Quick Start¶
Installation¶
pip install helix-ir
# Optional extras
pip install helix-ir[mongo] # MongoDB source
pip install helix-ir[postgres] # PostgreSQL source
pip install helix-ir[kafka] # Kafka source
Hello World: Infer → Normalize → DDL¶
from helix_ir import infer, normalize, compile_ddl
from helix_ir.sources import JsonLinesSource
# Point at a nested source
source = JsonLinesSource("orders.jsonl")
docs = source.stream()
# Infer a typed schema
schema = infer(docs, name="orders", sample_size=2000, detect_pii=True)
print(schema)
# Decompose into a relational plan
plan = normalize(schema, strategy="1nf")
print(f"{len(plan.tables)} tables, {len(plan.foreign_keys)} foreign keys")
# Compile to Postgres DDL
ddl = compile_ddl(plan, dialect="postgres")
print(ddl.to_sql())
Transformation Pipeline¶
from helix_ir import col
from helix_ir.sources import JsonLinesSource
from helix_ir.transform import Table
orders = Table.from_source(JsonLinesSource("orders.jsonl"))

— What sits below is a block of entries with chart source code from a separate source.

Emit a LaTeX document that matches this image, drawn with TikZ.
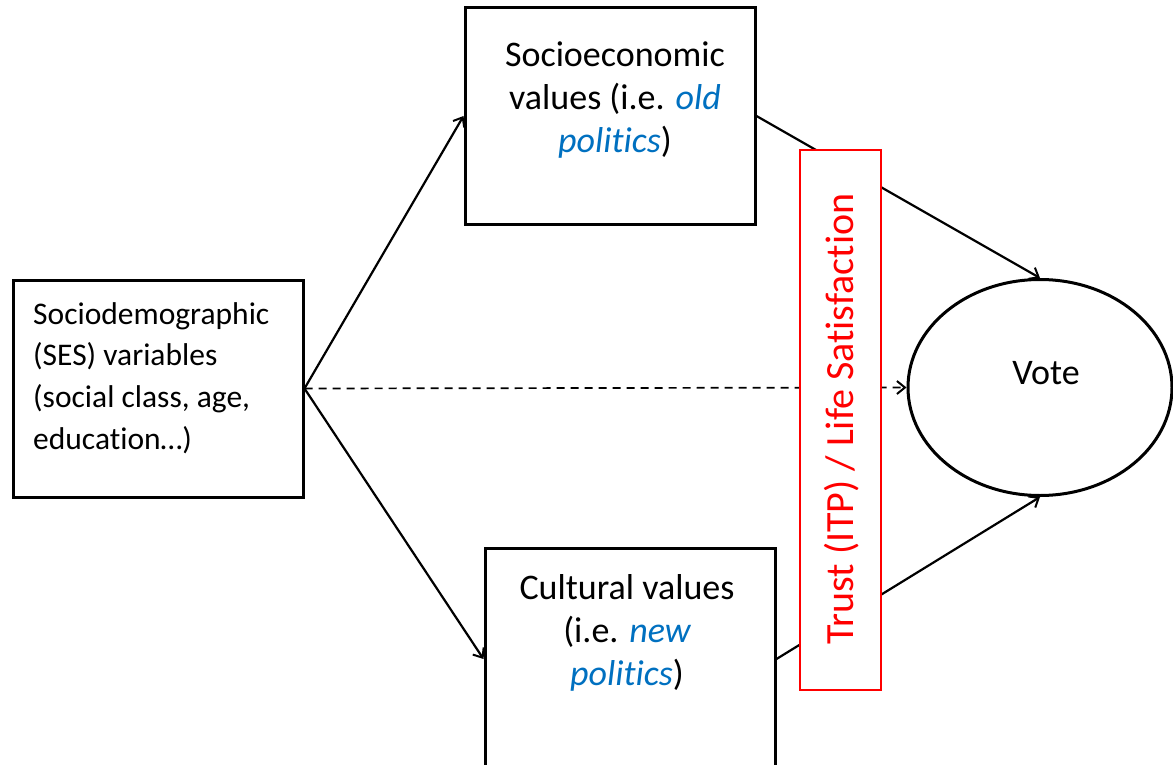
\documentclass[tikz,border=0pt]{standalone}
\usepackage{fontspec}
\setmainfont{Carlito}[Ligatures=NoCommon]
\usetikzlibrary{arrows.meta,shapes.geometric}
\definecolor{ofblue}{RGB}{0,112,192}
\definecolor{ofred}{RGB}{255,0,0}
\tikzset{
  box/.style={draw, line width=3pt, minimum width=290pt, minimum height=217pt, inner sep=0pt},
  lbl/.style={inner sep=0pt, font=\fontsize{36}{43}\selectfont, align=center},
  conn/.style={line width=2.2pt, -{Straight Barb[length=8pt,width=13pt,line width=2pt]}},
  dconn/.style={conn, dash pattern=on 8pt off 6pt, line width=1.7pt},
  redbox/.style={draw=ofred, fill=white, line width=1.6pt, minimum width=81pt, minimum height=540pt, inner sep=0pt},
}
\begin{document}
\begin{tikzpicture}[x=1pt,y=-1pt]
\useasboundingbox (0,0) rectangle (1173,765);
\clip (0,0) rectangle (1173,765);
% boxes
\node[box] (ses) at (158,388.5) {};
\node[box] (econ) at (610,116) {};
\node[box, minimum height=222pt] (cult) at (630,659) {};
\node[draw, ellipse, line width=3pt, minimum width=264pt, minimum height=216pt, inner sep=0pt] (vote) at (1040,387.5) {};
% texts
\node[inner sep=0pt, anchor=north west, align=left, font=\fontsize{31.5}{41.7}\selectfont] (sestext) at (33,302) {Sociodemographic\\(SES) variables\\(social class, age,\\education\ldots)};
\node[lbl] (econtext) at (615,100) {Socioeconomic\\values (i.e. \textcolor{ofblue}{\itshape old}\\\textcolor{ofblue}{\itshape politics})};
\node[lbl] (culttext) at (627,633) {Cultural values\\(i.e. \textcolor{ofblue}{\itshape new}\\\textcolor{ofblue}{\itshape politics})};
\node[lbl] (votetext) at (1046,373) {Vote};
% connectors
\draw[conn] (ses.east) -- (econ.west);
\draw[conn] (ses.east) -- (cult.west);
\draw[dconn] (ses.east) -- (vote.west);
\draw[conn] (econ.east) -- (vote.north);
\draw[conn] (cult.east) -- (vote.south);
% red box
\node[redbox] (trust) at (840.5,420) {};
\node[inner sep=0pt, rotate=90, text=ofred, font=\fontsize{40}{48}\selectfont] (trusttext) at (842,419) {Trust (ITP) / Life Satisfaction};
\end{tikzpicture}
\end{document}
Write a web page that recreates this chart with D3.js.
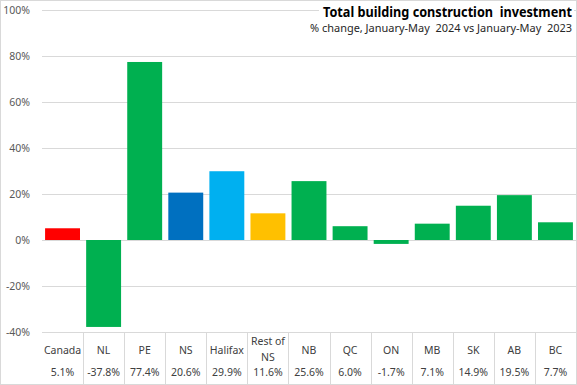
<!DOCTYPE html>
<html>
<head>
<meta charset="utf-8">
<script src="https://cdn.jsdelivr.net/npm/d3@7"></script>
<style>
  body { margin: 0; background: #fff; }
  text { font-family: "Noto Sans", Roboto, sans-serif; white-space: pre; }
</style>
</head>
<body>
<script>
// data
var regions = ["Canada", "NL", "PE", "NS", "Halifax", "Rest of NS", "NB", "QC", "ON", "MB", "SK", "AB", "BC"];
var changes = [5.1, -37.8, 77.4, 20.6, 29.9, 11.6, 25.6, 6.0, -1.7, 7.1, 14.9, 19.5, 7.7];
var barColors = ["#ff0000", "#00b050", "#00b050", "#0070c0", "#00b0f0", "#ffc000", "#00b050",
                 "#00b050", "#00b050", "#00b050", "#00b050", "#00b050", "#00b050"];
var yTicks = [-40, -20, 0, 20, 40, 60, 80, 100];

var w = 577, h = 385;
var margin = {top: 10, right: 1, bottom: 53, left: 42};

var svg = d3.select('body').append('svg')
    .attr('width', w)
    .attr('height', h);

// chart border
svg.append('rect')
    .attr('x', 0.5).attr('y', 0.5)
    .attr('width', w - 1).attr('height', h - 1)
    .attr('fill', 'none')
    .attr('stroke', '#d9d9d9');

var xScale = d3.scaleBand()
    .domain(regions)
    .range([margin.left, w - margin.right])
    .paddingInner(0.15)
    .paddingOuter(0.075);

var yScale = d3.scaleLinear()
    .domain([-40, 100])
    .range([h - margin.bottom, margin.top]);

// gridlines
svg.append('g')
    .selectAll('line')
    .data(yTicks)
    .enter()
    .append('line')
    .attr('x1', margin.left)
    .attr('x2', w - margin.right)
    .attr('y1', function (d) { return Math.round(yScale(d)) + 0.5; })
    .attr('y2', function (d) { return Math.round(yScale(d)) + 0.5; })
    .attr('stroke', '#d9d9d9');

// y labels
svg.append('g')
    .selectAll('text')
    .data(yTicks)
    .enter()
    .append('text')
    .attr('x', 30)
    .attr('y', function (d) { return yScale(d); })
    .attr('dy', '0.35em')
    .attr('text-anchor', 'end')
    .attr('font-size', 10.5)
    .attr('fill', '#595959')
    .text(function (d) { return d + '%'; });

// bars
svg.append('g')
    .selectAll('rect')
    .data(changes)
    .enter()
    .append('rect')
    .attr('x', function (d, i) { return xScale(regions[i]); })
    .attr('width', xScale.bandwidth())
    .attr('y', function (d) { return yScale(Math.max(0, d)); })
    .attr('height', function (d) { return Math.abs(yScale(d) - yScale(0)); })
    .attr('fill', function (d, i) { return barColors[i]; });

// data table separators
var step = xScale.step();
var tableTop = yScale(-40);
svg.append('g')
    .selectAll('line')
    .data(regions.slice(1))
    .enter()
    .append('line')
    .attr('x1', function (d) { return Math.round(xScale(d) - xScale.paddingInner() * step / 2) + 0.5; })
    .attr('x2', function (d) { return Math.round(xScale(d) - xScale.paddingInner() * step / 2) + 0.5; })
    .attr('y1', tableTop)
    .attr('y2', h)
    .attr('stroke', '#d9d9d9');

// table category labels
var cat = svg.append('g')
    .selectAll('text')
    .data(regions)
    .enter()
    .append('text')
    .attr('x', function (d) { return xScale(d) + xScale.bandwidth() / 2; })
    .attr('y', 350)
    .attr('text-anchor', 'middle')
    .attr('font-size', 10.5)
    .attr('fill', '#404040');

cat.each(function (d) {
    var el = d3.select(this);
    if (d == "Rest of NS") {
        el.append('tspan').attr('x', el.attr('x')).attr('y', 341).attr('dy', '0.35em').text('Rest of');
        el.append('tspan').attr('x', el.attr('x')).attr('y', 357).attr('dy', '0.35em').text('NS');
    } else {
        el.attr('dy', '0.35em').text(d);
    }
});

// table values
svg.append('g')
    .selectAll('text')
    .data(changes)
    .enter()
    .append('text')
    .attr('x', function (d, i) { return xScale(regions[i]) + xScale.bandwidth() / 2; })
    .attr('y', 372)
    .attr('dy', '0.35em')
    .attr('text-anchor', 'middle')
    .attr('font-size', 10.5)
    .attr('fill', '#404040')
    .text(function (d) { return d.toFixed(1) + '%'; });

// title block with white background
svg.append('rect')
    .attr('x', 319).attr('y', 2)
    .attr('width', 255).attr('height', 32)
    .attr('fill', '#fff');

svg.append('text')
    .attr('x', 572)
    .attr('y', 17)
    .attr('text-anchor', 'end')
    .attr('font-size', 15)
    .attr('font-weight', 'bold')
    .attr('fill', '#000')
    .attr('textLength', 249)
    .attr('lengthAdjust', 'spacingAndGlyphs')
    .text('Total building construction  investment');

svg.append('text')
    .attr('x', 572)
    .attr('y', 32)
    .attr('text-anchor', 'end')
    .attr('font-size', 11)
    .attr('fill', '#262626')
    .attr('textLength', 262)
    .attr('lengthAdjust', 'spacingAndGlyphs')
    .text('% change, January-May  2024 vs January-May  2023');
</script>
</body>
</html>
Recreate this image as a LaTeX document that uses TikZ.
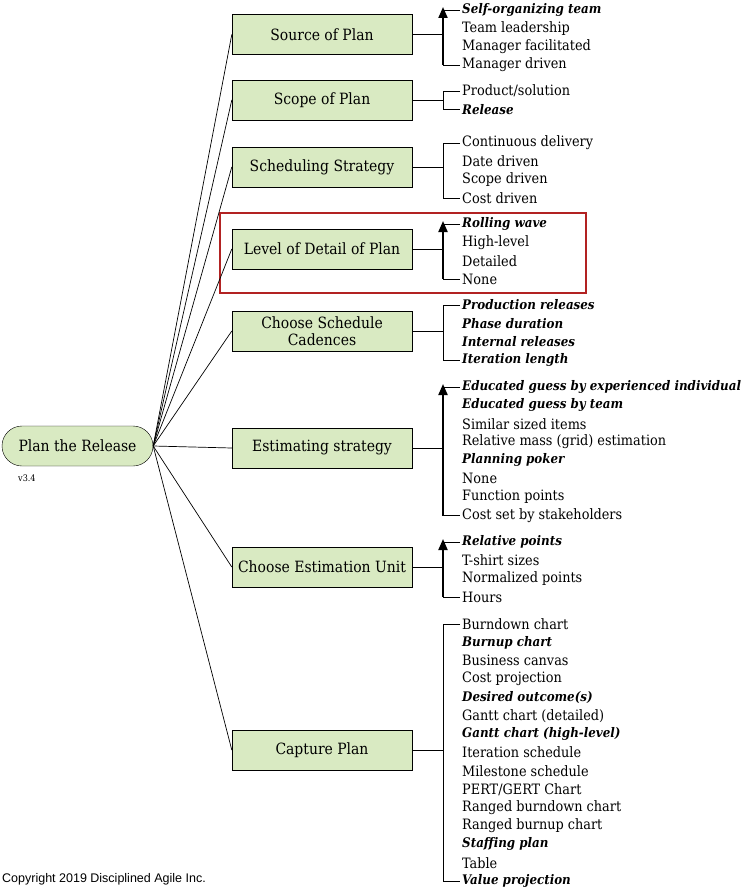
\documentclass[tikz,border=0pt]{standalone}
\usepackage{fontspec}
\setmainfont{DejaVu Serif Condensed}
\newfontfamily\cpy{Liberation Sans}
\usetikzlibrary{arrows.meta}
\definecolor{boxg}{HTML}{D9EAC2}
\definecolor{redb}{HTML}{B22222}
\begin{document}
\begin{tikzpicture}[x=1pt,y=-1pt,
  cat/.style={draw,fill=boxg,minimum width=180pt,minimum height=40pt,align=center,font=\fontsize{15.5}{17}\selectfont,inner sep=1pt},
  w0/.style={anchor=west,font=\fontsize{14.3}{16}\selectfont,inner sep=0pt},
  w1/.style={w0,font=\fontsize{13.2}{16}\selectfont\bfseries\itshape},
  link/.style={draw,line width=0.7pt},
  brk/.style={draw,line width=0.7pt},
  arr/.style={draw,line width=2pt,-{Triangle[length=11pt,width=9pt]}}]
\useasboundingbox (0,0) rectangle (743,891);
\node[draw,fill=boxg,rounded corners=20pt,minimum width=151pt,minimum height=40pt,font=\fontsize{15.5}{17}\selectfont,inner sep=1pt] (root) at (77.5,446) {Plan the Release};
\node[font=\fontsize{9}{10}\selectfont,anchor=west,inner sep=0pt] (ver) at (18,478) {v3.4};
\node[font=\cpy\fontsize{12.5}{14}\selectfont,anchor=west,inner sep=0pt] (cp) at (2,879) {Copyright 2019 Disciplined Agile Inc.};
\draw[redb,line width=1.5pt] (220,213) rectangle (586,293);
\foreach \n/\y/\t in {c1/34.5/Source of Plan, c2/100/Scope of Plan, c3/167/Scheduling Strategy, c4/249/Level of Detail of Plan, c5/331/{Choose Schedule\\Cadences}, c6/448/Estimating strategy, c7/567/Choose Estimation Unit, c8/750/Capture Plan}{
  \node[cat] (\n) at (322,\y) {\t};
  \draw[link] (root.east) -- (\n.west);
}
\def\ys{18.36}
\foreach \i/\t/\bb in {0/Self-organizing team/1,1/Team leadership/0,2/Manager facilitated/0,3/Manager driven/0}{
  \node[w\bb] (s\i) at (462,10+\i*\ys) {\t};}
\foreach \i/\t/\bb in {0/Product\slash solution/0,1/Release/1}{
  \node[w\bb] (p\i) at (462,91+\i*\ys) {\t};}
\foreach \i/\t/\bb in {0/Continuous delivery/0,1/Date driven/0,2/Scope driven/0,3/Cost driven/0}{
  \node[w\bb] (q\i) at (462,143+\i*\ys) {\t};}
\foreach \i/\t/\bb in {0/Rolling wave/1,1/High-level/0,2/Detailed/0,3/None/0}{
  \node[w\bb] (l\i) at (462,224+\i*\ys) {\t};}
\foreach \i/\t/\bb in {0/Production releases/1,1/Phase duration/1,2/Internal releases/1,3/Iteration length/1}{
  \node[w\bb] (h\i) at (462,305+\i*\ys) {\t};}
\foreach \i/\t/\bb in {0/Educated guess by experienced individual/1,1/Educated guess by team/1,2/Similar sized items/0,3/Relative mass (grid) estimation/0,4/Planning poker/1,5/None/0,6/Function points/0,7/Cost set by stakeholders/0}{
  \node[w\bb] (e\i) at (462,387+\i*\ys) {\t};}
\foreach \i/\t/\bb in {0/Relative points/1,1/T-shirt sizes/0,2/Normalized points/0,3/Hours/0}{
  \node[w\bb] (u\i) at (462,542+\i*\ys) {\t};}
\foreach \i/\t/\bb in {0/Burndown chart/0,1/Burnup chart/1,2/Business canvas/0,3/Cost projection/0,4/Desired outcome(s)/1,5/Gantt chart (detailed)/0,6/Gantt chart (high-level)/1,7/Iteration schedule/0,8/Milestone schedule/0,9/PERT\slash GERT Chart/0,10/Ranged burndown chart/0,11/Ranged burnup chart/0,12/Staffing plan/1,13/Table/0,14/Value projection/1}{
  \node[w\bb] (g\i) at (462,624+\i*\ys) {\t};}
\foreach \c/\f/\l/\a in {c1/s0/s3/1,c2/p0/p1/0,c3/q0/q3/0,c4/l0/l3/1,c5/h0/h3/0,c6/e0/e7/1,c7/u0/u3/1,c8/g0/g14/0}{
  \coordinate (\c k) at (443,0 |- \c.east);
  \coordinate (\c f) at (443,0 |- \f.west);
  \coordinate (\c l) at (443,0 |- \l.west);
  \draw[brk] (\c.east) -- (\c k);
  \draw[brk] ([xshift=-2pt]\f.west) -- (\c f) -- (\c l) -- ([xshift=-2pt]\l.west);
  \ifnum\a=1 \draw[arr] (\c l) -- ([yshift=3pt]\c f); \fi
}
\end{tikzpicture}
\end{document}
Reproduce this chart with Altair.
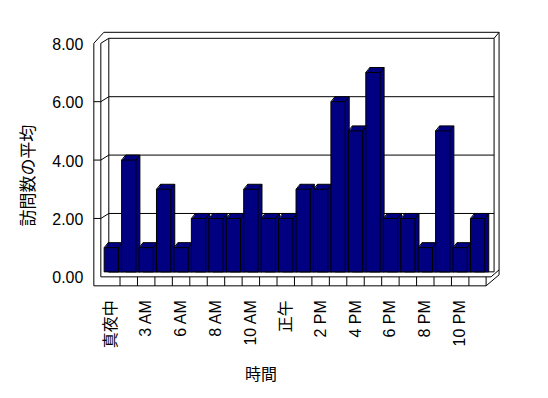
import altair as alt
import pandas as pd

# ---- data ----
hours = ["真夜中", "1 AM", "3 AM", "4 AM", "6 AM", "7 AM", "8 AM", "9 AM", "10 AM", "11 AM",
         "正午", "1 PM", "2 PM", "3 PM", "4 PM", "5 PM", "6 PM", "7 PM", "8 PM", "9 PM",
         "10 PM", "11 PM"]
visits = [1, 4, 1, 3, 1, 2, 2, 2, 3, 2, 2, 3, 3, 6, 5, 7, 2, 2, 1, 5, 1, 2]
y_ticks = [0, 2, 4, 6, 8]
wall_ticks = [2, 4, 6]
shown_labels = hours[::2]

df = pd.DataFrame({"hour": hours, "visits": visits})
grid_df = pd.DataFrame({"v": y_ticks})
wall_df = pd.DataFrame({"v": wall_ticks})
one = pd.DataFrame({"_": [0]})

FONT = "Liberation Sans, Noto Sans CJK JP"
NAVY = "#000080"
W, H = 407, 254
DEPTH_X, DEPTH_Y = 4, 5

# band geometry
r0, r1 = 8.76, 393.24
p_in, p_out = 0.18, 0.09
n = len(hours)
step = (r1 - r0) / (n - p_in + 2 * p_out)
bw = step * (1 - p_in)

yscale = alt.Scale(domain=[0, 8], range=[240, 6], nice=False, zero=False)
xscale = alt.Scale(domain=hours, range=[r0, r1], paddingInner=p_in, paddingOuter=p_out)

yaxis = alt.Axis(values=y_ticks, format=".2f", grid=False, domain=False, ticks=False,
                 labelPadding=11, labelOffset=6, labelFont=FONT, labelFontSize=16,
                 labelColor="black", title="訪問数の平均", titleFont=FONT, titleFontSize=17,
                 titleFontWeight="normal", titleColor="black", titleAngle=270,
                 titleX=-65, titleY=143, titleAlign="center", titleBaseline="middle")
xaxis = alt.Axis(values=shown_labels, labelAngle=270, domain=False, ticks=False, grid=False,
                 labelPadding=14, labelFont=FONT, labelFontSize=16, labelColor="black",
                 labelOverlap=False, title="時間", titleFont=FONT, titleFontSize=16,
                 titleFontWeight="normal", titleColor="black", titleX=167, titleY=89,
                 titleAlign="center", titleBaseline="middle")

X = alt.X("hour:N", scale=xscale, axis=xaxis, sort=hours)
Y = alt.Y("visits:Q", scale=yscale, axis=yaxis, stack=None)


def seg(x1, y1, x2, y2):
    return alt.Chart(one).mark_rule(color="black", strokeWidth=1).encode(
        x=alt.value(x1), y=alt.value(y1), x2=alt.value(x2), y2=alt.value(y2))


layers = []
# frame of the 3D box
frame = [
    (0, 11, 0, 254), (7, 11, 7, 245), (0, 11, 10, 0), (7, 11, 15, 6),
    (10, 0, 406, 0), (406, 0, 406, 243), (401, 6, 406, 0),
    (15, 6, 15, 240), (401, 6, 401, 240),
    (7, 245, 398, 245), (0, 254, 393, 254), (393, 245, 393, 254),
    (393, 254, 406, 243), (398, 245, 406, 238),
]
for s in frame:
    layers.append(seg(*s))

# back wall gridlines
layers.append(alt.Chart(grid_df).mark_rule(color="black", strokeWidth=1).encode(
    y=alt.Y("v:Q", scale=yscale, axis=yaxis), x=alt.value(15), x2=alt.value(401)))
# left wall front ticks
layers.append(alt.Chart(wall_df).mark_rule(color="black", strokeWidth=1, yOffset=DEPTH_Y).encode(
    y=alt.Y("v:Q", scale=yscale, axis=yaxis), x=alt.value(0), x2=alt.value(7)))
# left wall diagonals
layers.append(alt.Chart(wall_df).mark_rule(color="black", strokeWidth=1, yOffset=DEPTH_Y,
                                             y2Offset=0).encode(
    y=alt.Y("v:Q", scale=yscale, axis=yaxis), y2=alt.Y2("v"), x=alt.value(7), x2=alt.value(15)))

# floor separators
layers.append(alt.Chart(df).transform_filter(
    alt.FieldOneOfPredicate(field="hour", oneOf=hours[1:])).mark_rule(
    color="black", strokeWidth=1, xOffset=-step / 2).encode(
    x=X, y=alt.value(245), y2=alt.value(254)))

# bars: extruded depth layers, back to front
for k in [4, 3, 2, 1, 0]:
    kw = dict(color=NAVY, xOffset=k, yOffset=DEPTH_Y - 1.25 * k, y2Offset=DEPTH_Y)
    if k in (4, 0):
        kw.update(stroke="black", strokeWidth=1)
    else:
        kw.update(strokeWidth=0)
    layers.append(alt.Chart(df).mark_bar(**kw).encode(x=X, y=Y))

# top-face diagonal edges
for side in (-1, 1):
    layers.append(alt.Chart(df).mark_rule(
        color="black", strokeWidth=1, xOffset=side * bw / 2, x2Offset=side * bw / 2 + DEPTH_X,
        yOffset=DEPTH_Y, y2Offset=0).encode(
        x=X, x2=alt.X2("hour"), y=Y, y2=alt.Y2("visits")))

chart = alt.layer(*layers).properties(
    width=W, height=H,
    autosize=alt.AutoSizeParams(type="none"),
    padding={"left": 86, "top": 24, "right": 40, "bottom": 100},
    background="white",
).configure_view(strokeWidth=0)

chart.save("out.html", embed_options={"renderer": "svg", "actions": False})
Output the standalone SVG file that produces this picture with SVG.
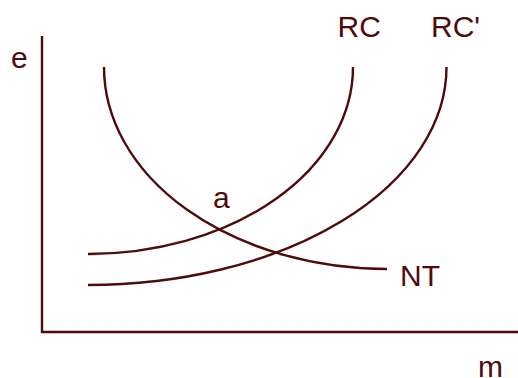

items = Table.from_source(JsonLinesSource("items.jsonl"))
order_summaries = (
orders
.join(items, on="order_id", how="left")
.with_columns(
month = col("created_at").date_trunc("month"),
line_total = col("qty") * col("unit_price"),
)
.group_by("month")
.agg(revenue=col("line_total").sum(), orders=col("order_id").count())
.sort("month")
)
print(order_summaries.to_sql(dialect="postgres"))